May’s Hot Topic: Training Docents with Limited Vision
The Museum-Ed Discussion List is Museum-Ed’s most popular resource by far. Every month we recap the “Hot Topic” from the Discussion List for the Museum Education Monitor (MEM). If you don’t subscribe to the MEM, do consider it – it’s an invaluable resource on museum education research. Check it out HERE. We also thought readers of this blog might appreciate a summary of each month’s Hot Topic on the Discussion List, so here is May’s Hot Topic.
Find this conversation in the Museum-Ed Discussion List Archives by searching: “Training visually impaired or legally blind docents”, “Training Docents with Vision Loss.”
An educator from Lowe Art Museum at the University of Miami came to the Museum-Ed Discussion List looking for resources on training docents who are visually impaired or legally blind. While information on training docents to lead the visually impaired is abundant, information on vice versa was difficult to find. Naturally, the Museum-Ed Discussion List responded with several great resources:
Art Beyond Sight [http://www.artbeyondsight.org]: AEB’s mission is to make art, art history, and visual culture accessible to people who are blind or visually impaired. Our goal is to provide and promote the tangible benefits of art education, museum visits, and art making for children and adults with sight loss – to give those who cannot see equal access to the world’s visual culture and the opportunity to experience the life-enhancing power of art.
VSA [http://www.vsafl.org]: VSA Florida (VSAFL) is a state affiliate of VSA, an affiliate of the John F. Kennedy Center for the Performing Arts. VSA arts was first known as Very Special Arts. The FL affiliate was begun in 1981 by the Florida Department of Education and the Florida Department of State and was housed at FSU. The state office moved to USF, Tampa in 1996. VSAFL now offers programs/activities for all 67 FL counties.

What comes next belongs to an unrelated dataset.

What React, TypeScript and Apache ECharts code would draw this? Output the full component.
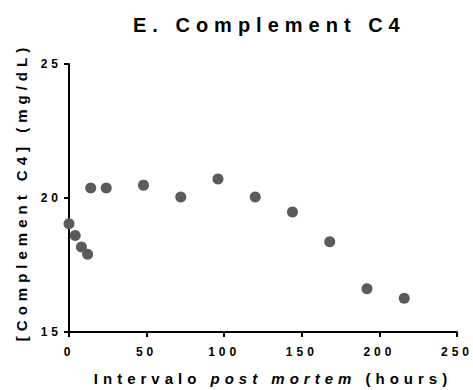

VSAFL provides programs in: cultural access, services for adult artists with disabilities, outreach and exhibitions, professional development, community programs, and artists in residence.
Dialogue in the Dark Project [http://www.dialogue-in-the-dark.com/]: The concept of Dialogue in the Dark is simple: visitors are lead by blind guides in groups through specially constructed dark rooms in which scent, sound, wind, temperature and texture convey the characteristics of daily environments – for example a park, a city, a boat cruise or a bar. The daily routines become a new experience. A reversal of roles is created: people who can see are taken out of their familiar environment. Blind people provide them with security and a sense of orientation by transmitting to them a world without pictures. The tour itself lasts for about one hour but the effects can last a lifetime.
Metropolitan Museum of Art [http://www.metmuseum.org/events/programs/programs-for-visitors-with-disabilities/visitors-who-are-blind-or-partially-sighted]: The Met leads many tours for visitors who are blind or partially sighted. Many of the principles found for training docents to lead these tours may be helpful in training partially sighted docents.